Just above Ventnor, where the down is steepest, and almost at its top,
is a wishing well; but if one would have his wish fulfilled, made while
drinking its waters, he must climb to the spring without casting one
backward glance. A sure foot and a head not easily dizzied are
imperative necessities, and then one may climb, as I did, with
carefulest directions, scramble to the very brow and find no drop of
water on the way, get a superb view of the Undercliff and the Channel
for miles and miles, gather handfuls of the lovely heather that clothes
the down's top, then, plunging downward again, almost set foot unawares
in the milky little basin no bigger than a kneading-bowl, that on the
upward way would have been a very Kohinoor, and is now only glanced at
with spiteful aversion.

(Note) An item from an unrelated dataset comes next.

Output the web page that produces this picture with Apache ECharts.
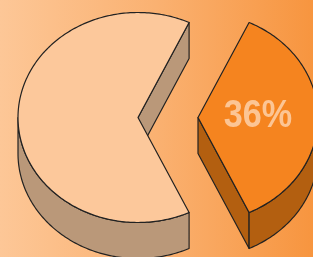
<!DOCTYPE html>
<html>
<head>
<meta charset="utf-8">
<script src="https://cdn.jsdelivr.net/npm/echarts@6/dist/echarts.min.js"></script>
<style>html,body{margin:0;padding:0;}#c{width:313px;height:257px;}</style>
</head>
<body>
<div id="c"></div>
<script>
var categories = ["Rest", "Share"];
var values = [64, 36];
var topColors = ["#FCC89B", "#F5841F"];
var sideColors = ["#BA9879", "#B35F10"];
var labelShown = [false, true];

var chart = echarts.init(document.getElementById('c'));
var total = values.reduce(function (a, b) { return a + b; }, 0);
var startDeg = values[1] / total * 180;
var CX = 138, CY = 117.5, RX = 120, RY = 105, DEPTH = 36;
var EXPLODE = [0, 60];
var D2R = Math.PI / 180;

function sliceRange(i) {
  var a = startDeg;
  for (var k = 0; k < i; k++) a += values[k] / total * 360;
  return [a, a + values[i] / total * 360];
}
function pt(c, deg, dy) {
  return [c[0] + RX * Math.cos(deg * D2R), c[1] - RY * Math.sin(deg * D2R) + (dy || 0)];
}
function arc(c, a1, a2, dy) {
  var pts = [];
  var n = Math.max(2, Math.ceil(Math.abs(a2 - a1)));
  for (var j = 0; j <= n; j++) pts.push(pt(c, a1 + (a2 - a1) * j / n, dy));
  return pts;
}

function renderItem(params, api) {
  var i = params.dataIndex;
  var r = sliceRange(i);
  var a1 = r[0], a2 = r[1], mid = (a1 + a2) / 2;
  var c = [CX + EXPLODE[i] * Math.cos(mid * D2R), CY - EXPLODE[i] * (RY / RX) * Math.sin(mid * D2R)];
  var stroke = { stroke: '#222222', lineWidth: 1.2, lineJoin: 'round' };
  var children = [];
  [[a1, a1 - 90], [a2, a2 + 90]].forEach(function (f) {
    if (Math.sin(f[1] * D2R) < -1e-6) {
      var e = pt(c, f[0], 0), e2 = pt(c, f[0], DEPTH);
      children.push({
        type: 'polygon',
        shape: { points: [c.slice(), e, e2, [c[0], c[1] + DEPTH]] },
        style: Object.assign({ fill: sideColors[i] }, stroke)
      });
    }
  });
  for (var k = -1; k <= 1; k++) {
    var lo = Math.max(a1, 180 + 360 * k), hi = Math.min(a2, 360 + 360 * k);
    if (hi > lo) {
      var topArc = arc(c, lo, hi, 0);
      var botArc = arc(c, hi, lo, DEPTH);
      children.push({
        type: 'polygon',
        shape: { points: topArc.concat(botArc) },
        style: Object.assign({ fill: sideColors[i] }, stroke)
      });
    }
  }
  children.push({
    type: 'polygon',
    shape: { points: [c.slice()].concat(arc(c, a1, a2, 0)) },
    style: Object.assign({ fill: topColors[i] }, stroke)
  });
  if (labelShown[i]) {
    var lp = [c[0] + 0.5 * RX * Math.cos(mid * D2R), c[1] - 0.5 * RY * Math.sin(mid * D2R)];
    children.push({
      type: 'text',
      x: lp[0], y: lp[1] - 1,
      scaleX: 0.9,
      style: {
        text: Math.round(api.value(0) / total * 100) + '%',
        x: 0, y: 0,
        fill: '#FCC594',
        fontSize: 38, fontWeight: 'bold', fontFamily: 'Liberation Sans, Arial, sans-serif',
        align: 'center', verticalAlign: 'middle'
      }
    });
  }
  return { type: 'group', children: children };
}

chart.setOption({
  animation: false,
  backgroundColor: new echarts.graphic.LinearGradient(0, 0, 1, 0, [
    { offset: 0, color: '#FDC797' },
    { offset: 0.5, color: '#FAB171' },
    { offset: 1, color: '#F7953F' }
  ]),
  series: [{
    type: 'custom',
    coordinateSystem: 'none',
    renderItem: renderItem,
    data: values.map(function (v, i) { return { name: categories[i], value: [v] }; })
  }]
});
</script>
</body>
</html>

The ancients were right: there _is_ a malignity
of matter.
At Ventnor died John Sterling, made known to the world through the
biographies of Carlyle and Archdeacon Hare. He was buried in the
churchyard of the old church at Bonchurch, a tiny Norman building, of
date 1270, which has been for years deserted. Graves fill all the
enclosure, ancient elms shade it, a noisy brook half winds about it,
then dashes down the sudden slope to the restless sea, whose mighty
murmur underlies the streamlet's plashes and gurgles and the ceaseless
tender bird-notes, and makes for this little burial ground, that is
only hidden, not widely removed from men, a wondrous sense of space and
solemn solitude.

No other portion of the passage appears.